What happened in the 20th century?
At first, the instrument was considered one suitable for classical music and that was the area where it was mostly used. However, after it fell out of the likings of classical musicians, it had to find its own niche. Fortunately, in the early decades of the 20th century, there were many new genres appearing and the saxophone was able to get a foothold in some of those.
It was the instrument of choice for ragtime bands and Vaudeville music, and that led to it being used in dance orchestras. As the years passed by, the saxophone became really popular amongst jazz enthusiasts, and that is where you will mostly find it today.
With the growth of popularity in the jazz community, the manufacturers also started producing more saxophones. Casual players were now able to get the instrument that was now being designed to play in the same key as pianos.

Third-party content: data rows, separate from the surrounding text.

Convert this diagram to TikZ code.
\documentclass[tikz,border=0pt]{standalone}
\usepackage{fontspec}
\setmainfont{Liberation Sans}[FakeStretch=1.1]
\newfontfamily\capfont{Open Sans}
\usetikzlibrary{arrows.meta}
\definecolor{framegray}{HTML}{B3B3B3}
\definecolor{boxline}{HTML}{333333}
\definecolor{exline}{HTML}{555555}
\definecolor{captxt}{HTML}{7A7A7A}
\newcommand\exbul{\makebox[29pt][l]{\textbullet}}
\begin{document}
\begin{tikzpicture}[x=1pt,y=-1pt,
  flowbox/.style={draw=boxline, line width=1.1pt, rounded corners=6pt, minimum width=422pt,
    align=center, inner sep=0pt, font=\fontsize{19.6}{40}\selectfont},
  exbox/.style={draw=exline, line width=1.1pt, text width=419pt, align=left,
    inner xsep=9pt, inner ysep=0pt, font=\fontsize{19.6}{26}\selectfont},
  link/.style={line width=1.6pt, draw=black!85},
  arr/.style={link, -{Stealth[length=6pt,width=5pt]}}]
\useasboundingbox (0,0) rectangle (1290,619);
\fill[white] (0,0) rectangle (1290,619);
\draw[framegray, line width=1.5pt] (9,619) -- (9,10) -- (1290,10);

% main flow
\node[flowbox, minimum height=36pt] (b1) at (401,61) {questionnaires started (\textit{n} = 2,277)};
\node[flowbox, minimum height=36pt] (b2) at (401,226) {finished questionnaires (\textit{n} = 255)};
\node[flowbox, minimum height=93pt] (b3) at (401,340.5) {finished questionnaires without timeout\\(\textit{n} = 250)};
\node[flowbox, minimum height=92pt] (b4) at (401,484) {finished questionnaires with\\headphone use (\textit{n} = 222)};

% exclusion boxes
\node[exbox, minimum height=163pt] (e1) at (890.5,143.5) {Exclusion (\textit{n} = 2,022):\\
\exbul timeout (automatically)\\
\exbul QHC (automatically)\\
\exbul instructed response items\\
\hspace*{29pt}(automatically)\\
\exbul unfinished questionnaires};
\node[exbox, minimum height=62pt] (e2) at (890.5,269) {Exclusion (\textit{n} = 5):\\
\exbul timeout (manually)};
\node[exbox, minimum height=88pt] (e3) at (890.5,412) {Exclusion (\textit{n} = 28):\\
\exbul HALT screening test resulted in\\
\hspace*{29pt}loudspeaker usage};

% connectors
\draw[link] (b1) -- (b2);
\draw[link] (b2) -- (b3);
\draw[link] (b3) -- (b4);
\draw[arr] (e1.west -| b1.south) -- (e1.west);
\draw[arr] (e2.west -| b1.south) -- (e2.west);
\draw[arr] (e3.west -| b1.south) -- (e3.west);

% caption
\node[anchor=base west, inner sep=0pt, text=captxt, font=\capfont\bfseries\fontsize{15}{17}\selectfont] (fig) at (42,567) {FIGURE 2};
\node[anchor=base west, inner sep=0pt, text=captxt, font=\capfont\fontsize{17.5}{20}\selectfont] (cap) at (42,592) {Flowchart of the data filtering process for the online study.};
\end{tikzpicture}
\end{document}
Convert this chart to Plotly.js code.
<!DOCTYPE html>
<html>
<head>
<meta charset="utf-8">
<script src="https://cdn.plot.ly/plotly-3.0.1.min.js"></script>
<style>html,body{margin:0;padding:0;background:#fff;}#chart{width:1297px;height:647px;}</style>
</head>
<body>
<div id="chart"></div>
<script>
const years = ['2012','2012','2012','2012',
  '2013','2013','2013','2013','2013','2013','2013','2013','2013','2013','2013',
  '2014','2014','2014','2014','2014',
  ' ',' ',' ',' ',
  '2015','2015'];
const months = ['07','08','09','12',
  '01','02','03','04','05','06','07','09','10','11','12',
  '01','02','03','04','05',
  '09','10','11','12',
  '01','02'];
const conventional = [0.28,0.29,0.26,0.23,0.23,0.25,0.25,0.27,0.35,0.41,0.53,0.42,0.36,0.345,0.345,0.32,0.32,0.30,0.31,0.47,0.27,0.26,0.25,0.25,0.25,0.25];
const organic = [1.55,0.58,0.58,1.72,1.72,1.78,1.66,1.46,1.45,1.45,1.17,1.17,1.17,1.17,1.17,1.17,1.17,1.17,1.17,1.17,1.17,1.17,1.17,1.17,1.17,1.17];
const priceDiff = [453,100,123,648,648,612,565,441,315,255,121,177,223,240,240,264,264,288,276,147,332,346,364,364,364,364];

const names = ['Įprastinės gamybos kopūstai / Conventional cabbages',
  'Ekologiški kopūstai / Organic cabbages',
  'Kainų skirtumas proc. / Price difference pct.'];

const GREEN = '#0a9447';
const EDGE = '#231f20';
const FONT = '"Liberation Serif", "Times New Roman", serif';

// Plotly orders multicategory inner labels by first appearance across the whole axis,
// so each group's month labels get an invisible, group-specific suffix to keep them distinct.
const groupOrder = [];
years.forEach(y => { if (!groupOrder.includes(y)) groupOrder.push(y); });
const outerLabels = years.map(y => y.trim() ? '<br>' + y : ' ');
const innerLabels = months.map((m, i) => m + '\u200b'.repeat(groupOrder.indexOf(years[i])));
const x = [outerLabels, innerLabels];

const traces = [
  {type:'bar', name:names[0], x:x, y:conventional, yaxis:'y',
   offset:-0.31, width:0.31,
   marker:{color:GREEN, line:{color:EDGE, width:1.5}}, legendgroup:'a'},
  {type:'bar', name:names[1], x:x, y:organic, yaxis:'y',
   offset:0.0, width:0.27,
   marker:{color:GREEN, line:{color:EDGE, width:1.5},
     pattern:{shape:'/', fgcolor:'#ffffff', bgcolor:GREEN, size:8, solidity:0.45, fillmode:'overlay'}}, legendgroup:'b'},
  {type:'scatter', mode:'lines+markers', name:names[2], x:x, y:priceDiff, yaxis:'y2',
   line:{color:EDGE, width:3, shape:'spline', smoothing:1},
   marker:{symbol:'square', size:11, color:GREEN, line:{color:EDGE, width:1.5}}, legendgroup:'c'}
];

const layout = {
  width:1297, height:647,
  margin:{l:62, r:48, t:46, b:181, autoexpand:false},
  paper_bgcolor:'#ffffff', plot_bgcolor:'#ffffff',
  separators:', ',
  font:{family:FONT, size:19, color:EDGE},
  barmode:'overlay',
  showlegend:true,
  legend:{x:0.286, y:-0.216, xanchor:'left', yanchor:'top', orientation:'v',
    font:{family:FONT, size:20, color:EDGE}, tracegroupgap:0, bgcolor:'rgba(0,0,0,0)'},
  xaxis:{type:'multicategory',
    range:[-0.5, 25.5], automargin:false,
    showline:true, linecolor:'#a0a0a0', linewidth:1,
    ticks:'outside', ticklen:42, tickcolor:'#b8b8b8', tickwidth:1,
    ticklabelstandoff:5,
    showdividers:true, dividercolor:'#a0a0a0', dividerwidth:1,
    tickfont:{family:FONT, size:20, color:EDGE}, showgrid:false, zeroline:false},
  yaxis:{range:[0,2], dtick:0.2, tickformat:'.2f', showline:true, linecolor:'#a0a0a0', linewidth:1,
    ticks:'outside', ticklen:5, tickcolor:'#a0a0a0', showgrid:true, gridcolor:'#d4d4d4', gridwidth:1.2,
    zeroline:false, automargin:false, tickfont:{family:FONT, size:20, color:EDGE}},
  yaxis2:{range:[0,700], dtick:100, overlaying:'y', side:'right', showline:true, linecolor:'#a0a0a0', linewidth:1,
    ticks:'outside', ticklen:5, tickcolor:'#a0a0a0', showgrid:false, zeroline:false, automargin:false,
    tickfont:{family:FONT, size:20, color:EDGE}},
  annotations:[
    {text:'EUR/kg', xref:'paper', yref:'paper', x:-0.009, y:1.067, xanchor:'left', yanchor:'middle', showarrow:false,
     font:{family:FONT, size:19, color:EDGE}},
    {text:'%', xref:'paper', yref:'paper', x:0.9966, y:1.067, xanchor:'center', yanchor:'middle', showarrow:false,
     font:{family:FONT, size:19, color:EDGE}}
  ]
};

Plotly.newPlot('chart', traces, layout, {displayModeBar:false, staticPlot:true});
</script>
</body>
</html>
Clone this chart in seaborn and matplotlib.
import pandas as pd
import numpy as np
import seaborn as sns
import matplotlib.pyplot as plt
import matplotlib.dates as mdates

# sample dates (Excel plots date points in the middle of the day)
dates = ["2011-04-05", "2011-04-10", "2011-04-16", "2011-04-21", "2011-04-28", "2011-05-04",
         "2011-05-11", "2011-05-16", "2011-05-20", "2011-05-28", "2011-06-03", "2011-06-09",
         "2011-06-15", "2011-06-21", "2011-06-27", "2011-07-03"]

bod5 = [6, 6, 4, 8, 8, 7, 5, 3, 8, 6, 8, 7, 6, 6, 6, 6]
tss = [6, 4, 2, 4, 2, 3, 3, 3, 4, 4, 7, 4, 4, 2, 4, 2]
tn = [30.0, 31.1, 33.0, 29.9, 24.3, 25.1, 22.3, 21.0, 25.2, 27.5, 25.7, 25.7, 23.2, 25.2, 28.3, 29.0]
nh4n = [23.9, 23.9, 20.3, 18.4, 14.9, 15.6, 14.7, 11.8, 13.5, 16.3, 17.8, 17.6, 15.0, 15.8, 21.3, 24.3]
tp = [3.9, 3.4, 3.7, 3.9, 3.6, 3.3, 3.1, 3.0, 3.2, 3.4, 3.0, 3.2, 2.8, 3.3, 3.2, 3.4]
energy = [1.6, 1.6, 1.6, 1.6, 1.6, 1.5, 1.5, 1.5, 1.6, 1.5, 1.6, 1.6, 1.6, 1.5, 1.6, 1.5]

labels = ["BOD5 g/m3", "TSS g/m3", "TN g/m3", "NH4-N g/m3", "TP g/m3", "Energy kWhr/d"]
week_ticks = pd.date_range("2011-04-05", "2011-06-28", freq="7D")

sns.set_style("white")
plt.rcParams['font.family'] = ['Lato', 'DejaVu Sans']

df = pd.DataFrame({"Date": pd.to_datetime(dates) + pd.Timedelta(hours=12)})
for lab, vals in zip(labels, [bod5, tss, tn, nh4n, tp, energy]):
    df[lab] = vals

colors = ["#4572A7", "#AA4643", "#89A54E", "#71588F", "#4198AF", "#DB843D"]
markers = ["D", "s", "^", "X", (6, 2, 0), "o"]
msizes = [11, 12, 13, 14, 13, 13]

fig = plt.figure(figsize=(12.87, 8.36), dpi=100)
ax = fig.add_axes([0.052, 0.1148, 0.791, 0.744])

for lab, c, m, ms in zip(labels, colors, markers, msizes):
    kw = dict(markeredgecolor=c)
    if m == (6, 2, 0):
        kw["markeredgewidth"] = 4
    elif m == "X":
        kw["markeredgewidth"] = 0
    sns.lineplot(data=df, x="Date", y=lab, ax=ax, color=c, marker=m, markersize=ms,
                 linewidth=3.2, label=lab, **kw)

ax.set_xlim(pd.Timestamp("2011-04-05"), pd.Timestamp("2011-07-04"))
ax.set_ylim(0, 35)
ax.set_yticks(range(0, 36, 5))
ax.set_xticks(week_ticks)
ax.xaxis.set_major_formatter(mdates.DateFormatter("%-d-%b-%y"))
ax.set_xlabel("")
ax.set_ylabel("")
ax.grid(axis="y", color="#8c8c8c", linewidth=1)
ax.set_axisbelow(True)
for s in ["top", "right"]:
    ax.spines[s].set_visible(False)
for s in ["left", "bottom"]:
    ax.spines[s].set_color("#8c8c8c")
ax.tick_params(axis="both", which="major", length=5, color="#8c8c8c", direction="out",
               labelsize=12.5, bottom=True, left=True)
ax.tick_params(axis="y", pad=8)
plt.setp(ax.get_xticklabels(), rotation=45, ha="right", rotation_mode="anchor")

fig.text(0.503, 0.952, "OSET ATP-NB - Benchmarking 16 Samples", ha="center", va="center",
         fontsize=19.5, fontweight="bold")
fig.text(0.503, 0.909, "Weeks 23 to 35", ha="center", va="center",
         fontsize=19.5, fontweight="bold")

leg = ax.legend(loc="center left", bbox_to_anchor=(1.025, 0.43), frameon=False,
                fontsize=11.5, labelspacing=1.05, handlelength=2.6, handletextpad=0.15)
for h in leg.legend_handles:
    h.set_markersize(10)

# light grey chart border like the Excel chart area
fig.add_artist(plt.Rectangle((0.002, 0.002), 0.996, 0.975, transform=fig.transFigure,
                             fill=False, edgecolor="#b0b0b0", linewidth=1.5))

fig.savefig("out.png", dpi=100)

During the 1920s was when the instrument started to become really popular, and thanks to the efforts of Sigurd Rascher and Marcel Mule the sax was reintroduced in the world of classical music. The two worked a lot to expand the classical repertoire of the instrument.
Saxophones, as they are today, first started to be produced in the 1930s and 40s, and there has been little to no change since then. The model that Selmer created in 1948 was the one that set the final layout for most of the saxophones today.